• **Entries with chart source code**
* * *

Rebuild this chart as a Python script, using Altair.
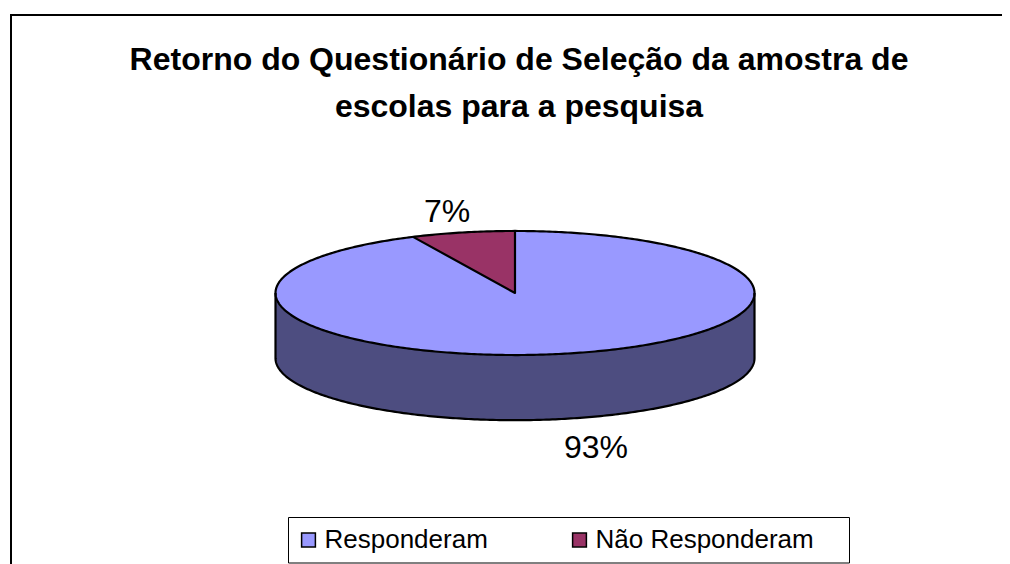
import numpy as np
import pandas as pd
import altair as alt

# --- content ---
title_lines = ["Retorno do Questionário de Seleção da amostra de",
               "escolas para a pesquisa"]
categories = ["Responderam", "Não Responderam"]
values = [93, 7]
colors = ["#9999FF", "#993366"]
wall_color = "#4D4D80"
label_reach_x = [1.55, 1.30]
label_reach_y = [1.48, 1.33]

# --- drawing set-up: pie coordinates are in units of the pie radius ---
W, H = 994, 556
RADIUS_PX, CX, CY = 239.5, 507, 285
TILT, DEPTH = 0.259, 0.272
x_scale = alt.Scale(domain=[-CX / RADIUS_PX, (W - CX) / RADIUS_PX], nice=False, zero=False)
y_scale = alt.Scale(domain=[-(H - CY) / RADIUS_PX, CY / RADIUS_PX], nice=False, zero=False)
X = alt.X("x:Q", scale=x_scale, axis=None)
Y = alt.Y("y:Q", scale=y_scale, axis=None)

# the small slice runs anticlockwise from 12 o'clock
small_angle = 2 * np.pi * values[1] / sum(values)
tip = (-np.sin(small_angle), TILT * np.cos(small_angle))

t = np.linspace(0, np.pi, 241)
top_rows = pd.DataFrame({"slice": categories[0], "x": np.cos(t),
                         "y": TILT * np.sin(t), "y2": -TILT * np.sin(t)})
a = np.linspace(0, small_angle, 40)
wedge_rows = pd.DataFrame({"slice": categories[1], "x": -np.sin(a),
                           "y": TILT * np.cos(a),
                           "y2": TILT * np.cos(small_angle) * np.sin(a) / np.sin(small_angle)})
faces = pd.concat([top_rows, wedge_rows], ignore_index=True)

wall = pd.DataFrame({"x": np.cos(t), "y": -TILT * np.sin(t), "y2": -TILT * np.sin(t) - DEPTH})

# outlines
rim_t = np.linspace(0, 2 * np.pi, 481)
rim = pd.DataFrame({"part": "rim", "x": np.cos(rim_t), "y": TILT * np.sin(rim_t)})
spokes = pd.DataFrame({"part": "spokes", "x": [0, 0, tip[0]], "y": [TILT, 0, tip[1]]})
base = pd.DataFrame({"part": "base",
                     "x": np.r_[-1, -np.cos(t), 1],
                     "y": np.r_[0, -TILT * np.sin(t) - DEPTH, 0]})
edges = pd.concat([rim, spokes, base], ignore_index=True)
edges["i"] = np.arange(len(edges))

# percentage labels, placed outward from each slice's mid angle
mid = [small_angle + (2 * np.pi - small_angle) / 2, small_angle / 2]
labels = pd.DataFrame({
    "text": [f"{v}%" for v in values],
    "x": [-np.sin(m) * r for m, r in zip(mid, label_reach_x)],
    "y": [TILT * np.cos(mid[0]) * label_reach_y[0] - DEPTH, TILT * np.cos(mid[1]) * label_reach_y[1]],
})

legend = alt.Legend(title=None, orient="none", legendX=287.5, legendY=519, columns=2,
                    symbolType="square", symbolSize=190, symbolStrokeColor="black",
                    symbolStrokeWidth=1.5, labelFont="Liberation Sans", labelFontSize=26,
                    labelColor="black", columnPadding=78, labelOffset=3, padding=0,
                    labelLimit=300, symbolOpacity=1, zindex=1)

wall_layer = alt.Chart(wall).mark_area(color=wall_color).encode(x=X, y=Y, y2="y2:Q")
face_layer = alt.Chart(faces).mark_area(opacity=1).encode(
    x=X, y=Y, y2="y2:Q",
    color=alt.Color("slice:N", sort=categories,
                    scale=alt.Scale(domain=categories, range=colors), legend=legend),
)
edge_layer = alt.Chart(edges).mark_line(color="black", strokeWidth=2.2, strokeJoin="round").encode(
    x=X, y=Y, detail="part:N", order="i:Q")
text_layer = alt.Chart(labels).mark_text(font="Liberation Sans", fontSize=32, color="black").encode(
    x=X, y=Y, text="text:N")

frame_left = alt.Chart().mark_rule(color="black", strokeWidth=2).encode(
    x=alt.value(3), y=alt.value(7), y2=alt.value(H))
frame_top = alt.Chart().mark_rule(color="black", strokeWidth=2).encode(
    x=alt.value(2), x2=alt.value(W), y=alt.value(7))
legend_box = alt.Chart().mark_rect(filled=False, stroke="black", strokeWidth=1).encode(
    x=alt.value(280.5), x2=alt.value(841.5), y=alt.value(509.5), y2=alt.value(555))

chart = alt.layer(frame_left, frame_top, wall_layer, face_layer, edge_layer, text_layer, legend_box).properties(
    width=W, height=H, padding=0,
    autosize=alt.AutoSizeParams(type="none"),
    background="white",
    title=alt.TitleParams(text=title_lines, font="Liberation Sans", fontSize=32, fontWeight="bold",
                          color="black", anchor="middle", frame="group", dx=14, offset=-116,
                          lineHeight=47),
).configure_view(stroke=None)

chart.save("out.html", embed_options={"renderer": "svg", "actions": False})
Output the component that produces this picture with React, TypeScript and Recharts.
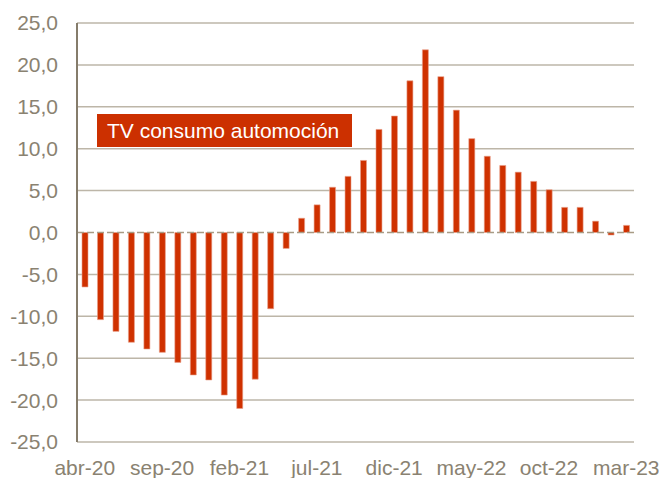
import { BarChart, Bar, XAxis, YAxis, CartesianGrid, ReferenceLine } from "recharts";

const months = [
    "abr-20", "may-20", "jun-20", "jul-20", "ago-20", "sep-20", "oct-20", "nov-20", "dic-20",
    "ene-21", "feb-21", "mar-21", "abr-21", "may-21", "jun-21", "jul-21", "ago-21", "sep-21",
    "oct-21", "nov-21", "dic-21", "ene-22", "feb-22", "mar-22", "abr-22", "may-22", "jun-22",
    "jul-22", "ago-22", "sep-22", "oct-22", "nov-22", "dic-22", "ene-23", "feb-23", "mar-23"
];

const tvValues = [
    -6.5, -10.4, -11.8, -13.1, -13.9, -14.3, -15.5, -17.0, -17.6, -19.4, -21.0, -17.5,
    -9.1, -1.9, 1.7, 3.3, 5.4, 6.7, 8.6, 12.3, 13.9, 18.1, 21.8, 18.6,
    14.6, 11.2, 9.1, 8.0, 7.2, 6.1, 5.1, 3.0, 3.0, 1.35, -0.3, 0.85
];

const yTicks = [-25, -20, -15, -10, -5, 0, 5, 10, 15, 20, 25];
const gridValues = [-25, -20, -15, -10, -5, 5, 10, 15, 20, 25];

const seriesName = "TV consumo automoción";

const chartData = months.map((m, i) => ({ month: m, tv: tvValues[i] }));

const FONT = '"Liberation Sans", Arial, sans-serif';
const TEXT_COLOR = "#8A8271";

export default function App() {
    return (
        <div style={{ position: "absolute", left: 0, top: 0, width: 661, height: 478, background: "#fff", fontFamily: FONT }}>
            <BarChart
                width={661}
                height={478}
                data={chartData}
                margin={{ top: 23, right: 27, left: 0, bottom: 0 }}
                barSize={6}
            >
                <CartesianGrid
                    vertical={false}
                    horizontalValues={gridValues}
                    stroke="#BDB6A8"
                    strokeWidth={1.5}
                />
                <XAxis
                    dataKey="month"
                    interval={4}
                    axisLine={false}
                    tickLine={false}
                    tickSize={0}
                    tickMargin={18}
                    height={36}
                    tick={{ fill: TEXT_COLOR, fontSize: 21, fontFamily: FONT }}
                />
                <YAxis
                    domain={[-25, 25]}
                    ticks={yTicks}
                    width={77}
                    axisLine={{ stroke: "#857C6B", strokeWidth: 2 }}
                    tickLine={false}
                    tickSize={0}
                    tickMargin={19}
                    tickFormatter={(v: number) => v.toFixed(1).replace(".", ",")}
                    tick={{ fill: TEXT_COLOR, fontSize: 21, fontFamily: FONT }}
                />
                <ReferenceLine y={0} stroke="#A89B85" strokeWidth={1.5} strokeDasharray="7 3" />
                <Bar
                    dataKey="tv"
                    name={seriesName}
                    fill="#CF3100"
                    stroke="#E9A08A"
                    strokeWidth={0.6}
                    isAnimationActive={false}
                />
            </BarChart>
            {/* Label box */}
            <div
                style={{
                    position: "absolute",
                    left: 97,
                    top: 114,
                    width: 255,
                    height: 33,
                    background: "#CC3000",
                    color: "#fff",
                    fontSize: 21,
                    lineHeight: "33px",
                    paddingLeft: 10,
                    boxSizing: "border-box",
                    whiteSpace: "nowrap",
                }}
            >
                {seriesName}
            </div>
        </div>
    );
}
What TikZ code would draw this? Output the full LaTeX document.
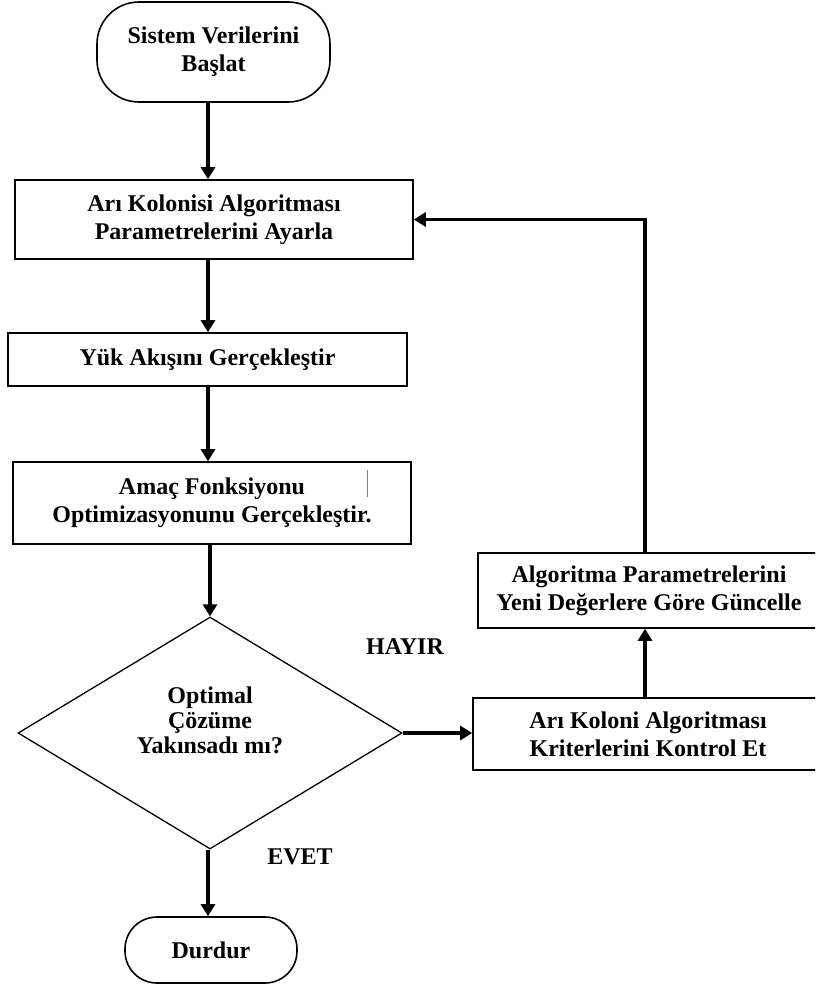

* * *

Only the lines from the one with "Output the component" down to the one with "const chartData = months.map((m, i)" belong in your copy, both ends included; write them out exactly and skip any pictures.

• **Complete response**
Output the component that produces this picture with React, TypeScript and Recharts.
import { BarChart, Bar, XAxis, YAxis, CartesianGrid, ReferenceLine } from "recharts";

const months = [
    "abr-20", "may-20", "jun-20", "jul-20", "ago-20", "sep-20", "oct-20", "nov-20", "dic-20",
    "ene-21", "feb-21", "mar-21", "abr-21", "may-21", "jun-21", "jul-21", "ago-21", "sep-21",
    "oct-21", "nov-21", "dic-21", "ene-22", "feb-22", "mar-22", "abr-22", "may-22", "jun-22",
    "jul-22", "ago-22", "sep-22", "oct-22", "nov-22", "dic-22", "ene-23", "feb-23", "mar-23"
];

const tvValues = [
    -6.5, -10.4, -11.8, -13.1, -13.9, -14.3, -15.5, -17.0, -17.6, -19.4, -21.0, -17.5,
    -9.1, -1.9, 1.7, 3.3, 5.4, 6.7, 8.6, 12.3, 13.9, 18.1, 21.8, 18.6,
    14.6, 11.2, 9.1, 8.0, 7.2, 6.1, 5.1, 3.0, 3.0, 1.35, -0.3, 0.85
];

const yTicks = [-25, -20, -15, -10, -5, 0, 5, 10, 15, 20, 25];
const gridValues = [-25, -20, -15, -10, -5, 5, 10, 15, 20, 25];

const seriesName = "TV consumo automoción";

const chartData = months.map((m, i) => ({ month: m, tv: tvValues[i] }));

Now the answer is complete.